A gritaria contra a roubalheira já cansou, não porque se queira permitir roubalheiras, mas porque é oportunista politicamente.

Claro que houve desvios de dinheiro público na gestão de Lula e Dilma, as provas são abundantes e as condenações não deixam dúvidas. Mas o PT é maior que isso e, como já foi dito, para ladrões existe a lei.

Imaginar que o partido repetirá eternamente os mesmos erros do passado é uma forma simples, fácil e errada de se ver o mundo. Os erros amadurecem as pessoas, as instituições, os partidos políticos.

Não é possível se olhar para o PT e ver só corrupção. O petismo não é sinônimo de roubo, como o malufismo.

Superada esta instância, que é mais fácil, terá de se ultrapassar também a índole autoritária que um dia foi semeada no coração do PT e vicejou.

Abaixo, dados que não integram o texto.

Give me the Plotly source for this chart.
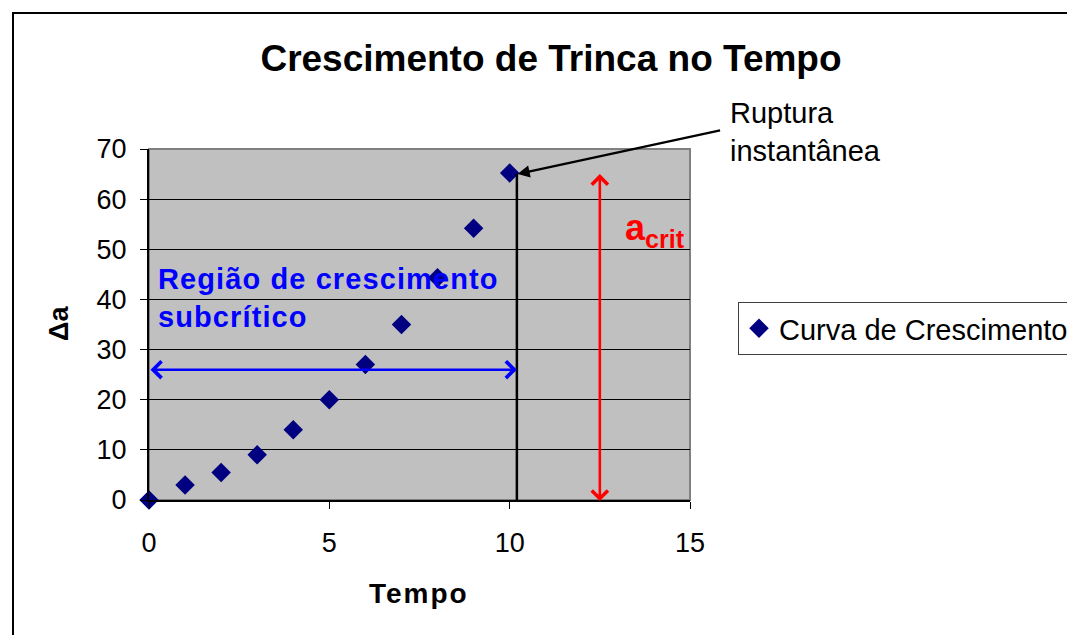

Exemplos são muitos, como a tentativa de censurar a imprensa através de um certo “controle externo da mídia”, de substituir a Justiça por “instrumentos de mediação” em casos de agressão aos direitos humanos, ou de trocar a gestão administrativa por “conselhos populares”.

Se estas tentações foram barradas no passado, quando até o centrão apoiava o PT, certamente não prosperarão num ambiente muito mais polarizado como o de hoje.

O fato é que o ódio dirigido ao PT não faz mais sentido e precisa ser reconsiderado se o país quiser mesmo seguir o seu destino de nação soberana, democrática e tolerante.

Não pode se esperar essa boa vontade dos que carregam faixas pedindo intervenção militar e fechamento do Supremo e do Congresso, um grupelho ideológico, burro e pequeno que faz parte da base do presidente Jair Bolsonaro.

Mas é bastante razoável ter esta expectativa em relação a todos os outros, sejam eles de direita, de centro-direita ou de centro.

Não se pode negar que parte considerável do Brasil é de esquerda. Como tampouco há como se ignorar a força da direita nacional. Ambos os campos existem e precisam ser representados politicamente.

O Brasil não tem tempo para esperar por uma outra esquerda, renovada e livre da influência do PT. O país precisa se reencontrar logo para construir uma alternativa ao bolsonarismo, este sim um problema grave que deve ser enfrentado por todos.

Perdoar o PT não significa abrir mão de convicções. Ao contrário, significa pavimentar caminhos pelos quais pode se chegar ao objetivo comum de paz e prosperidade.